CHALLENGE:
Extract the complete data exactly as given.

[Begin]

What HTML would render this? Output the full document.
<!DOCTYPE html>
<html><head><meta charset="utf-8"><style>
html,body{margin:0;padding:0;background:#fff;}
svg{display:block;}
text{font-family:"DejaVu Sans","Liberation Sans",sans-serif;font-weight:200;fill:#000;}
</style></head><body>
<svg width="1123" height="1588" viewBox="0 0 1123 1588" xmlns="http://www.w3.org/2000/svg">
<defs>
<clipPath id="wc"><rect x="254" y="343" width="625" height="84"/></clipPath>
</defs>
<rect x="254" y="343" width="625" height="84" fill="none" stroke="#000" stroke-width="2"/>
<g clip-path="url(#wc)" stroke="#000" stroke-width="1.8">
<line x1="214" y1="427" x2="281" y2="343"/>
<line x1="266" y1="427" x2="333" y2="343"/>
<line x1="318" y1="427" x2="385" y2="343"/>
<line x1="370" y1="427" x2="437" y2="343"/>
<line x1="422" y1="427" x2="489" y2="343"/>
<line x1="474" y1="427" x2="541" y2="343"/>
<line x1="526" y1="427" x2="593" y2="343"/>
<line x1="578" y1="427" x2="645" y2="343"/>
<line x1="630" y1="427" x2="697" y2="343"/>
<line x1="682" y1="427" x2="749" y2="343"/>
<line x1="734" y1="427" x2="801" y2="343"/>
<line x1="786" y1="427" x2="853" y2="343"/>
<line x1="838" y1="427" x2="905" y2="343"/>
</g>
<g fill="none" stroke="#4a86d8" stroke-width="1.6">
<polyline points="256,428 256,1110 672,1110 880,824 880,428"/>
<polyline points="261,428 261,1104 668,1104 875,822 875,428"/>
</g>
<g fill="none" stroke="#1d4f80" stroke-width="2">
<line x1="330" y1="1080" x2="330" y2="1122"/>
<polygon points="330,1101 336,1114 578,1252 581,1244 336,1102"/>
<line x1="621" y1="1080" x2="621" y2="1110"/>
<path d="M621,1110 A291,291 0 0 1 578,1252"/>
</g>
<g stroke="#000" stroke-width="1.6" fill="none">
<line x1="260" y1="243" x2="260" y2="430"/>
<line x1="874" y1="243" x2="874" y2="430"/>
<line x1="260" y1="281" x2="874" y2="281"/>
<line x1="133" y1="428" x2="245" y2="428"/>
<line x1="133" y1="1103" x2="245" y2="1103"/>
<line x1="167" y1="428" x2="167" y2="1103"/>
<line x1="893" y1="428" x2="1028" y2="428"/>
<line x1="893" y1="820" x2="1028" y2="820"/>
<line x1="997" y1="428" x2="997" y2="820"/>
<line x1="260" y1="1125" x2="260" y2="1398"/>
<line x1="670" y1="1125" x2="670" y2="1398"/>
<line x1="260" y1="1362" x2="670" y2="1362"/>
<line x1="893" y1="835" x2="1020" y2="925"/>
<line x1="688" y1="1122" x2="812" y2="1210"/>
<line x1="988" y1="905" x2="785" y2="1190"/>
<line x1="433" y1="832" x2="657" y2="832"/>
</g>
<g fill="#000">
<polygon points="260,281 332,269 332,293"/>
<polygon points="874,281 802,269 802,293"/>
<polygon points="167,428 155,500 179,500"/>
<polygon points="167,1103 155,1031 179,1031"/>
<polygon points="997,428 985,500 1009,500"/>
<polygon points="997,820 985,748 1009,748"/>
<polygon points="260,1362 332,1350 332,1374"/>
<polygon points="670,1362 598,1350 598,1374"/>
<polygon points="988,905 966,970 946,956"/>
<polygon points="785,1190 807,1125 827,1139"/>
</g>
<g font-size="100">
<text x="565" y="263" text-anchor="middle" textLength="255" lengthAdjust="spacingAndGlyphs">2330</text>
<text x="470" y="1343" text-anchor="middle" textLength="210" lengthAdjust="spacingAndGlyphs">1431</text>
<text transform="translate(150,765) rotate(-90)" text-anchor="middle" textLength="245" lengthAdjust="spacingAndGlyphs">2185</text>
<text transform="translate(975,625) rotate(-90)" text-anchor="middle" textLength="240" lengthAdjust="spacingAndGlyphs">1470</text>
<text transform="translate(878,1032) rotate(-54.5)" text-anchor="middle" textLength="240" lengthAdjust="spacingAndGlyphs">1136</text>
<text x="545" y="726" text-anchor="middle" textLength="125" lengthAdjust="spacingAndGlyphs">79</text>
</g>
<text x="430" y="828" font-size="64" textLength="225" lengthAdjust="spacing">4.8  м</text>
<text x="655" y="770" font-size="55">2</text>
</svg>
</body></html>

[End]

PROBLEM SOLUTION:
What HTML would render this? Output the full document.
<!DOCTYPE html>
<html><head><meta charset="utf-8"><style>
html,body{margin:0;padding:0;background:#fff;}
svg{display:block;}
text{font-family:"DejaVu Sans","Liberation Sans",sans-serif;font-weight:200;fill:#000;}
</style></head><body>
<svg width="1123" height="1588" viewBox="0 0 1123 1588" xmlns="http://www.w3.org/2000/svg">
<defs>
<clipPath id="wc"><rect x="254" y="343" width="625" height="84"/></clipPath>
</defs>
<rect x="254" y="343" width="625" height="84" fill="none" stroke="#000" stroke-width="2"/>
<g clip-path="url(#wc)" stroke="#000" stroke-width="1.8">
<line x1="214" y1="427" x2="281" y2="343"/>
<line x1="266" y1="427" x2="333" y2="343"/>
<line x1="318" y1="427" x2="385" y2="343"/>
<line x1="370" y1="427" x2="437" y2="343"/>
<line x1="422" y1="427" x2="489" y2="343"/>
<line x1="474" y1="427" x2="541" y2="343"/>
<line x1="526" y1="427" x2="593" y2="343"/>
<line x1="578" y1="427" x2="645" y2="343"/>
<line x1="630" y1="427" x2="697" y2="343"/>
<line x1="682" y1="427" x2="749" y2="343"/>
<line x1="734" y1="427" x2="801" y2="343"/>
<line x1="786" y1="427" x2="853" y2="343"/>
<line x1="838" y1="427" x2="905" y2="343"/>
</g>
<g fill="none" stroke="#4a86d8" stroke-width="1.6">
<polyline points="256,428 256,1110 672,1110 880,824 880,428"/>
<polyline points="261,428 261,1104 668,1104 875,822 875,428"/>
</g>
<g fill="none" stroke="#1d4f80" stroke-width="2">
<line x1="330" y1="1080" x2="330" y2="1122"/>
<polygon points="330,1101 336,1114 578,1252 581,1244 336,1102"/>
<line x1="621" y1="1080" x2="621" y2="1110"/>
<path d="M621,1110 A291,291 0 0 1 578,1252"/>
</g>
<g stroke="#000" stroke-width="1.6" fill="none">
<line x1="260" y1="243" x2="260" y2="430"/>
<line x1="874" y1="243" x2="874" y2="430"/>
<line x1="260" y1="281" x2="874" y2="281"/>
<line x1="133" y1="428" x2="245" y2="428"/>
<line x1="133" y1="1103" x2="245" y2="1103"/>
<line x1="167" y1="428" x2="167" y2="1103"/>
<line x1="893" y1="428" x2="1028" y2="428"/>
<line x1="893" y1="820" x2="1028" y2="820"/>
<line x1="997" y1="428" x2="997" y2="820"/>
<line x1="260" y1="1125" x2="260" y2="1398"/>
<line x1="670" y1="1125" x2="670" y2="1398"/>
<line x1="260" y1="1362" x2="670" y2="1362"/>
<line x1="893" y1="835" x2="1020" y2="925"/>
<line x1="688" y1="1122" x2="812" y2="1210"/>
<line x1="988" y1="905" x2="785" y2="1190"/>
<line x1="433" y1="832" x2="657" y2="832"/>
</g>
<g fill="#000">
<polygon points="260,281 332,269 332,293"/>
<polygon points="874,281 802,269 802,293"/>
<polygon points="167,428 155,500 179,500"/>
<polygon points="167,1103 155,1031 179,1031"/>
<polygon points="997,428 985,500 1009,500"/>
<polygon points="997,820 985,748 1009,748"/>
<polygon points="260,1362 332,1350 332,1374"/>
<polygon points="670,1362 598,1350 598,1374"/>
<polygon points="988,905 966,970 946,956"/>
<polygon points="785,1190 807,1125 827,1139"/>
</g>
<g font-size="100">
<text x="565" y="263" text-anchor="middle" textLength="255" lengthAdjust="spacingAndGlyphs">2330</text>
<text x="470" y="1343" text-anchor="middle" textLength="210" lengthAdjust="spacingAndGlyphs">1431</text>
<text transform="translate(150,765) rotate(-90)" text-anchor="middle" textLength="245" lengthAdjust="spacingAndGlyphs">2185</text>
<text transform="translate(975,625) rotate(-90)" text-anchor="middle" textLength="240" lengthAdjust="spacingAndGlyphs">1470</text>
<text transform="translate(878,1032) rotate(-54.5)" text-anchor="middle" textLength="240" lengthAdjust="spacingAndGlyphs">1136</text>
<text x="545" y="726" text-anchor="middle" textLength="125" lengthAdjust="spacingAndGlyphs">79</text>
</g>
<text x="430" y="828" font-size="64" textLength="225" lengthAdjust="spacing">4.8  м</text>
<text x="655" y="770" font-size="55">2</text>
</svg>
</body></html>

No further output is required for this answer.